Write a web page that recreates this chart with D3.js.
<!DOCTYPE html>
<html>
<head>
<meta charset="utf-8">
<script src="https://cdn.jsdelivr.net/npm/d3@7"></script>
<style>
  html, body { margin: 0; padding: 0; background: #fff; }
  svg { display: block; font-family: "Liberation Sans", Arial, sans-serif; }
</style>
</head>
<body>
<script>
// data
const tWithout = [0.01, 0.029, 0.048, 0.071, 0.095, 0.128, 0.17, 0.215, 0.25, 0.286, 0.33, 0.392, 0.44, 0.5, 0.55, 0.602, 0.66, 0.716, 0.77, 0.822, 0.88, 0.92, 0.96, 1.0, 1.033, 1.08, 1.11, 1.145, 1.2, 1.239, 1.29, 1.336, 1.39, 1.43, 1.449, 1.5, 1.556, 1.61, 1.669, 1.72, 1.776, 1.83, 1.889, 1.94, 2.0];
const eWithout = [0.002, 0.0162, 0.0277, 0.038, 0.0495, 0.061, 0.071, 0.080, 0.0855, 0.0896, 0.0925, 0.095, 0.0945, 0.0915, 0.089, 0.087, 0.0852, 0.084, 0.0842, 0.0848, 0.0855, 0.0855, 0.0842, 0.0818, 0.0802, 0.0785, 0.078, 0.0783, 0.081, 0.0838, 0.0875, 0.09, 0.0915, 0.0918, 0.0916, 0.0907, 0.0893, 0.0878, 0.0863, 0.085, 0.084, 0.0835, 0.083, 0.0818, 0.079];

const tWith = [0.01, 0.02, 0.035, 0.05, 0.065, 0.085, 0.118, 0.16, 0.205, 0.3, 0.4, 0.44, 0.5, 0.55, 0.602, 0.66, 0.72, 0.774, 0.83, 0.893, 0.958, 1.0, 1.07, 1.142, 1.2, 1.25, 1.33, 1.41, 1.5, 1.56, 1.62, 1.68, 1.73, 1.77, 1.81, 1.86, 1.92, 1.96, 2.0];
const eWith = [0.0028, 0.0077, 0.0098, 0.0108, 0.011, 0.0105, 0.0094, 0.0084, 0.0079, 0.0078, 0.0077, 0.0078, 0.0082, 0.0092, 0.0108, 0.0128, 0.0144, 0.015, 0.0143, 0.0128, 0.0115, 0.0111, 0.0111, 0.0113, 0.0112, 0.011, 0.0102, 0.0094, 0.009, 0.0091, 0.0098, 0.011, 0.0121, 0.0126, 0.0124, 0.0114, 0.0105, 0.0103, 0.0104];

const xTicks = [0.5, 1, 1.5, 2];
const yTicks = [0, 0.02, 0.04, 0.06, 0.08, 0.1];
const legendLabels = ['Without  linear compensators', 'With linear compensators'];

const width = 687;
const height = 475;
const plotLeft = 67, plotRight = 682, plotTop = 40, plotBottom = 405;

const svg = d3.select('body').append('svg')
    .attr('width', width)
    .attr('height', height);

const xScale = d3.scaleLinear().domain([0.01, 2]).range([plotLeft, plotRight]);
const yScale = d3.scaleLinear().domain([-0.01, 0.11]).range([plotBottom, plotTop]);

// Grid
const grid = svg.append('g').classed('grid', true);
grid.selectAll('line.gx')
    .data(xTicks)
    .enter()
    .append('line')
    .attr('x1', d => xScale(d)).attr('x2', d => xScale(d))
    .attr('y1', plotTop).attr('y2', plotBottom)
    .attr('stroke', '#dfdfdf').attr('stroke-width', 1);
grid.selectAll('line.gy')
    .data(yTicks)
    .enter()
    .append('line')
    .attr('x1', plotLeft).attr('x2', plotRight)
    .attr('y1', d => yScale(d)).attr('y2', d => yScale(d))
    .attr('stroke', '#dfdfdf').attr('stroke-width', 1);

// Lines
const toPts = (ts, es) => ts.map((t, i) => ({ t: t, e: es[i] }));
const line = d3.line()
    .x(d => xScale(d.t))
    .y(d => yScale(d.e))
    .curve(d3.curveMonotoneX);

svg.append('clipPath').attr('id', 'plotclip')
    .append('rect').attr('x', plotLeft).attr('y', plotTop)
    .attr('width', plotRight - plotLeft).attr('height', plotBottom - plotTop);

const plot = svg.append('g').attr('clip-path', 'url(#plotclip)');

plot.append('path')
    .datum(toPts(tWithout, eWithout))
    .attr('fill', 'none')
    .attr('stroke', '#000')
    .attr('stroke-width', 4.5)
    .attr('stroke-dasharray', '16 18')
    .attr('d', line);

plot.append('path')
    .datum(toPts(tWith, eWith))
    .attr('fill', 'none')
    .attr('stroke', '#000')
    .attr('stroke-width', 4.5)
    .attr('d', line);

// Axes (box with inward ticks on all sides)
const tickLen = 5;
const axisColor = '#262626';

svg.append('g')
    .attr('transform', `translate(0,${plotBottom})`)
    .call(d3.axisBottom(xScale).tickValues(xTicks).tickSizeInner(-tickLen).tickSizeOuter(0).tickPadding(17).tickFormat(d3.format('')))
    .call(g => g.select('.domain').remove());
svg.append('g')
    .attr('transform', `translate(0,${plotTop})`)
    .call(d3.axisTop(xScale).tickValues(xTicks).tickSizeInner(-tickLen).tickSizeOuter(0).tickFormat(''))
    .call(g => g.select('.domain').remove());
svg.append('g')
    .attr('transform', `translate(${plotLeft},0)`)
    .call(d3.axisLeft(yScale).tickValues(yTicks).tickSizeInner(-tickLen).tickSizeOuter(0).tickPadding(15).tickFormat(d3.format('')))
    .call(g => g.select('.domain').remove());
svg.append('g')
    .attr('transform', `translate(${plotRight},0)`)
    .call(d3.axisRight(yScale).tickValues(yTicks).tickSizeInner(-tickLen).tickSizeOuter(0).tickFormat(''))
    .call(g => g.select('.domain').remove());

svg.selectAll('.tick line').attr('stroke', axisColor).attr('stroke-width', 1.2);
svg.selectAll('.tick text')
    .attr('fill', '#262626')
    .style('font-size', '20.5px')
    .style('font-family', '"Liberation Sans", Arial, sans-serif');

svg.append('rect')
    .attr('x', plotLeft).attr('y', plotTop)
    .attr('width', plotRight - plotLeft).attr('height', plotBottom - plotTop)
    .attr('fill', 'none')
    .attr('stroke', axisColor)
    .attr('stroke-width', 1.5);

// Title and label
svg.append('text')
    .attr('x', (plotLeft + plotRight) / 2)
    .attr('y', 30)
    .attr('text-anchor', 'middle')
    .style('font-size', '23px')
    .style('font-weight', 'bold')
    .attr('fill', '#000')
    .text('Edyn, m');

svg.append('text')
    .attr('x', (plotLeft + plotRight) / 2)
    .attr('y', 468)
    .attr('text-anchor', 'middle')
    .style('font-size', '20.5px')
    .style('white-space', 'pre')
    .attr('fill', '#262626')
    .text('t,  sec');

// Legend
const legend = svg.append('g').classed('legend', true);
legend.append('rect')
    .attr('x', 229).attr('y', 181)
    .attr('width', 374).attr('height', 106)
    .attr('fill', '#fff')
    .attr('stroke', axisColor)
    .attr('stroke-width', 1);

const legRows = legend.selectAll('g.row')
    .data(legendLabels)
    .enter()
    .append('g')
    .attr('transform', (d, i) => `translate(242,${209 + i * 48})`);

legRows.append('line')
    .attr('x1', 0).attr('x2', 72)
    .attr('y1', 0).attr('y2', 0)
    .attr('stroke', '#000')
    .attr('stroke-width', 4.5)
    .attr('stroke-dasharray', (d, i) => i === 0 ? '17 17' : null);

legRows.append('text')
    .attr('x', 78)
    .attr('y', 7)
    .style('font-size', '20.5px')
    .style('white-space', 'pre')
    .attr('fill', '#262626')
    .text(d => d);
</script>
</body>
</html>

---

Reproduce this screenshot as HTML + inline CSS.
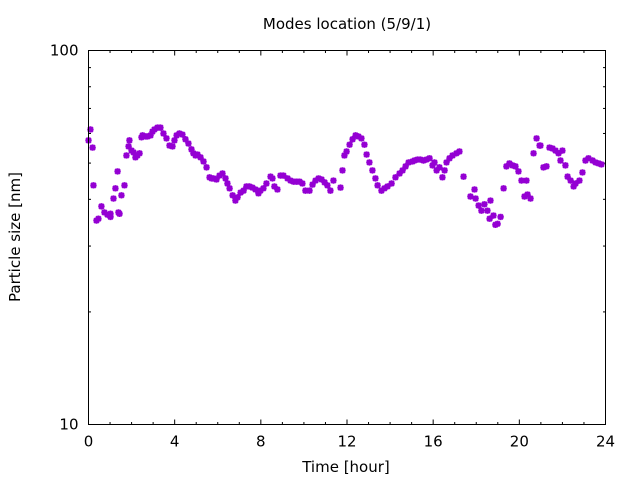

OBJECTIVE: Begin at the line that has "Write a web" in the entries above; stop after the line that has "0.083, 0.0818, 0.079];". Transcribe exactly those lines and no others.

EXERCISE OUTPUT:
Write a web page that recreates this chart with D3.js.
<!DOCTYPE html>
<html>
<head>
<meta charset="utf-8">
<script src="https://cdn.jsdelivr.net/npm/d3@7"></script>
<style>
  html, body { margin: 0; padding: 0; background: #fff; }
  svg { display: block; font-family: "Liberation Sans", Arial, sans-serif; }
</style>
</head>
<body>
<script>
// data
const tWithout = [0.01, 0.029, 0.048, 0.071, 0.095, 0.128, 0.17, 0.215, 0.25, 0.286, 0.33, 0.392, 0.44, 0.5, 0.55, 0.602, 0.66, 0.716, 0.77, 0.822, 0.88, 0.92, 0.96, 1.0, 1.033, 1.08, 1.11, 1.145, 1.2, 1.239, 1.29, 1.336, 1.39, 1.43, 1.449, 1.5, 1.556, 1.61, 1.669, 1.72, 1.776, 1.83, 1.889, 1.94, 2.0];
const eWithout = [0.002, 0.0162, 0.0277, 0.038, 0.0495, 0.061, 0.071, 0.080, 0.0855, 0.0896, 0.0925, 0.095, 0.0945, 0.0915, 0.089, 0.087, 0.0852, 0.084, 0.0842, 0.0848, 0.0855, 0.0855, 0.0842, 0.0818, 0.0802, 0.0785, 0.078, 0.0783, 0.081, 0.0838, 0.0875, 0.09, 0.0915, 0.0918, 0.0916, 0.0907, 0.0893, 0.0878, 0.0863, 0.085, 0.084, 0.0835, 0.083, 0.0818, 0.079];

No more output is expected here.